The lachrymose chant of Sibelius’ 1895 The Swan of Tuonela places a plaintive English horn adrift on a sea of dark waters, an effectively moody piece of symphonic writing. The luminous quality of the Philharmonic strings heightens the nervous, passionate character of the whole, a real testament to Toscanini’s unerring dramatic poise and sense of plastic tension. The familiar excerpt from Die Goetterdaemmerung opens with chords reminiscent of Lohengrin – winds, harp, and high strings – then suddenly the music erupts into the voices from previous Ring portions, including the Valhalla motif. Toscanini’s Wagner, of course, presents its own inestimable logic and stylistic correctness – lyric, majestic, and urgently propelled. Film director John Boorman would have done well to utilize this splendid version for his 1981 epic Excalibur.

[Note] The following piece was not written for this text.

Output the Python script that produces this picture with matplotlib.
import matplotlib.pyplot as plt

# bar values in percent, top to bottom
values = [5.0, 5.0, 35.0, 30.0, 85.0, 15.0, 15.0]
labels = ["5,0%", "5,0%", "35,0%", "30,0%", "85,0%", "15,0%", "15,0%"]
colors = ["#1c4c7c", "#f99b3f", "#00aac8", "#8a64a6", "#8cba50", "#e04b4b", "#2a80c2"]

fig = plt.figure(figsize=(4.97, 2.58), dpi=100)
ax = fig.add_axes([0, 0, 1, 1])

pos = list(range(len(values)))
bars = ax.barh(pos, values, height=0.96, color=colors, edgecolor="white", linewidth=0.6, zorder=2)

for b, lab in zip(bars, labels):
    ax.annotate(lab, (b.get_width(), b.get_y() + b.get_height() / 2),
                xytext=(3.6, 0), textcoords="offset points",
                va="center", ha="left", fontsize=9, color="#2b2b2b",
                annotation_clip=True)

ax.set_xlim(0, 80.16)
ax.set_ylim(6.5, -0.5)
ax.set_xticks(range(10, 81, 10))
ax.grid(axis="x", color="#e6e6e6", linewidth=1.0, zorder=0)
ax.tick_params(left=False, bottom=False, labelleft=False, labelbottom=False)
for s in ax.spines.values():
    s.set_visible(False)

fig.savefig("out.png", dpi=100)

An over-eager tympanist perhaps opens Weber’s lovely Euryanthe Overture, the surviving concert piece from the 1822 opera in the singspiel tradition whose impossibly weak libretto hardly sustains the fine music the composer wrought. Typically, Toscanini brings out the music’s clear anticipation of Wagner’s own style. The polyphonic aspects of the concert piece hardly sounded better than in this deliberately molded performance under the seventy-six-year-old conductor, here sounding as thrilled with this music as he had been in his glorious youth.